Bei den Interventionen in dem „Krisenbogen“ muslimischer Länder, der von Algerien bis Pakistan reicht, beging der Westen, so Lüders, nach 2001 folgende Fehler:

– Glauben an das „Allheilmittel direkter militärischer Intervention“;
– Bisheriges Grundmuster der Interventionen: Dämonisierung eines Diktators; dessen Sturz; ein
Machtvakuum, das sich gerade nicht mit „Demokratie“ füllt;
– Ignoranz gegenüber der vorwiegend feudalen Verfasstheit islamischer Staaten (Stammesstrukturen, schwache Mittelschicht, Parteien als Klientelbündnisse);
– Falsche Bündnispartner: Statt der Wahhabisten werden die Muslimbrüder bekämpft;
– „Antiwestliche“ Demokratieansätze werden bekämpft (Mossadegh im Iran, Islamische Heilsfront in Algerien, Hamas im Gaza-Streifen, Muslimbrüder in Ägypten).

Diese Liste ist unvollständig, da sich Lüders‘ Anschauungsmaterial vor allem auf die letzten 15 Jahre bezieht. Aber sie genügt, um ein Stück der Mitverantwortung zu veranschaulichen, die der Westen für die gegenwärtige Situation im „Krisenbogen“ trägt.

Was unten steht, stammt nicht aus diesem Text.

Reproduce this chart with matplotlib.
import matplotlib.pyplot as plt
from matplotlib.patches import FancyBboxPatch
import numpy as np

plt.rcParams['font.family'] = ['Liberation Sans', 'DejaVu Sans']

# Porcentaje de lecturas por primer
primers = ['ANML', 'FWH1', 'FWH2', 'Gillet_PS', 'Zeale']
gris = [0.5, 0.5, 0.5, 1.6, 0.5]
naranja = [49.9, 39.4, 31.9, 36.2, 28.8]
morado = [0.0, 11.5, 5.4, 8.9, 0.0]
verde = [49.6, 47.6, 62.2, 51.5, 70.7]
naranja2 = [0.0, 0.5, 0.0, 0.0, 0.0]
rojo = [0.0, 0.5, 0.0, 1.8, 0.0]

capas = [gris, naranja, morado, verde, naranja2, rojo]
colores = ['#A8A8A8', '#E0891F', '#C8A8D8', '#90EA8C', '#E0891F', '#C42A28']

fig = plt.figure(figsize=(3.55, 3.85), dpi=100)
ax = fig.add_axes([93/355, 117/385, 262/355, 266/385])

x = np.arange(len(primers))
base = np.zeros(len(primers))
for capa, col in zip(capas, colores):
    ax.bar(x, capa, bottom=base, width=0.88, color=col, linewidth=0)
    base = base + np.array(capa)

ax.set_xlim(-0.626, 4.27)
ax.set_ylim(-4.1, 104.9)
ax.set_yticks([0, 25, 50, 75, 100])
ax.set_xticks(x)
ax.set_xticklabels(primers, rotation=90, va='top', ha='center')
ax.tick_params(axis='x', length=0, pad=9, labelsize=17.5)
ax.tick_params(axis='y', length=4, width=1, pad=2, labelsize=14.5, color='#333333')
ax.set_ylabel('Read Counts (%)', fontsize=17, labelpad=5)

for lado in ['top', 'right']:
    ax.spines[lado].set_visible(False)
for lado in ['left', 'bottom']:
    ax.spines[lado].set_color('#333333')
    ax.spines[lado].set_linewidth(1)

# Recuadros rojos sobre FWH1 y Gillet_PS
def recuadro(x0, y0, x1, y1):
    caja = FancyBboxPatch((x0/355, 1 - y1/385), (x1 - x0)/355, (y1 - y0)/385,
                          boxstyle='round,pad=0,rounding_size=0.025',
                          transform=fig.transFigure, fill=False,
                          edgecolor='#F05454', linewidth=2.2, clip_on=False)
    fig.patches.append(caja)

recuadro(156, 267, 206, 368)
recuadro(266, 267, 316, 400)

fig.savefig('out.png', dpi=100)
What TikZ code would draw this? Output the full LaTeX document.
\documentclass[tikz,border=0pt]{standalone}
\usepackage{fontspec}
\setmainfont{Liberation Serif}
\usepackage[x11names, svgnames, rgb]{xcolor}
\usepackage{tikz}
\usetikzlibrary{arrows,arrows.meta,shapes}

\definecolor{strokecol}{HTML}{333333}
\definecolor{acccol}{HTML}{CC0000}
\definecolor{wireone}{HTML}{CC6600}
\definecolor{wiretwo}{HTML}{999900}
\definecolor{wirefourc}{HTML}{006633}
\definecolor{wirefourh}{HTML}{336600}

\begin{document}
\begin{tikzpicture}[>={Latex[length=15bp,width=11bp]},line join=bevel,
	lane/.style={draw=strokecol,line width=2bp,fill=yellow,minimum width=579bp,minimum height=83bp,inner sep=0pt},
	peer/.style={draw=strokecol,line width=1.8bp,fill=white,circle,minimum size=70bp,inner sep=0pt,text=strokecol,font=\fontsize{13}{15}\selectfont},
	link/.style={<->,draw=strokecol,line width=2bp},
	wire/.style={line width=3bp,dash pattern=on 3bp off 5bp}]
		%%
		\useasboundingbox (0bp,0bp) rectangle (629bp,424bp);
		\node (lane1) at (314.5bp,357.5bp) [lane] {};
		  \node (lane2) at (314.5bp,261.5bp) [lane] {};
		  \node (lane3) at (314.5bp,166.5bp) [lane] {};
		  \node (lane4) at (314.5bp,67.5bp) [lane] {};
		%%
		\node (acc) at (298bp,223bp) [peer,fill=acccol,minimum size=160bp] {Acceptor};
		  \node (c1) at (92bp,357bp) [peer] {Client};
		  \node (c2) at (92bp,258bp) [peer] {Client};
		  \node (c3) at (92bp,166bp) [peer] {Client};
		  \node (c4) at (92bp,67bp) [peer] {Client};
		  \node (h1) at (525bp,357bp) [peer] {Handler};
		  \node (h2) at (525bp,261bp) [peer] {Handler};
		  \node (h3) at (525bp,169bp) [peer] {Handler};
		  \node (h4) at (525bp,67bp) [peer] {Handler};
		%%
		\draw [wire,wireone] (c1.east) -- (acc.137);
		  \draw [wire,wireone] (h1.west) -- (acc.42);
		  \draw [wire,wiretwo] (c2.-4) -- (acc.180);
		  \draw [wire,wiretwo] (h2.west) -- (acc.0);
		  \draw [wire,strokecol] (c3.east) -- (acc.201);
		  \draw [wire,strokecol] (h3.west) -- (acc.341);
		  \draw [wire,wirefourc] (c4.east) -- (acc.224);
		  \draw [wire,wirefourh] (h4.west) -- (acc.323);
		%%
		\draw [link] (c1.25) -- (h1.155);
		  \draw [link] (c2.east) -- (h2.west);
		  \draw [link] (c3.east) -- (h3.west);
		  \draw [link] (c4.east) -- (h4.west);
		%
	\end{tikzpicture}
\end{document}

Die Flüchtlinge sind die Quittung

Was folgt für Europa und für Deutschland? Ein wenig Bedauern über den Verrat „westlicher Werte“, ein wenig Reue gegenüber den Ländern, die ins Chaos gestürzt wurden? Diese Distanz ist heute nicht mehr möglich. Inzwischen klopfen Millionen von Flüchtlingen an unsere Tür, die meist aus Ländern kommen, in denen auch die westliche Politik gescheitert ist. Damit wird aus einer Kausalität, die als (eine) Ursache „den Westen“ und als Wirkung das Chaos woanders hatte, ein Kurzschluss: die Flüchtlingsunterkunft nebenan. Da nützt es wenig, dass der „Hauptschuldige“ seit dem 2. Weltkrieg jenseits des Ozeans sitzt und von den Auswirkungen wenig abbekommt. Immerhin haben auch wir die Kleinigkeit von zwei Weltkriegen beigesteuert. Und die Flüchtlingstrecks ziehen nun einmal nicht nach Übersee, sondern nach Europa. Schon allein das macht uns mitverantwortlich.

Aus alledem folgt,
– dass Abschottung die Probleme nicht löst, sondern nur in andere Länder verschiebt;
– dass es sich um eine gesamteuropäische Aufgabe handelt (auch der Briten, die fast immer aktiv dabei waren, und der Osteuropäer, die beim Eintritt in die Gemeinschaft auch deren Erbe antraten);
– dass Europa gegenüber dem Nahen und Fernen Osten nicht mehr nur die Rolle des Juniorpartners der USA spielen darf;
– dass es aus den vergangenen Fehlern des Westens lernen muss.

Wir bekommen die Quittung für 100 Jahre falscher Politik. Es kann noch schlimmer werden. Der Dammbruch, den jetzt Syrien erlebt, kann ganz Nordafrika erfassen.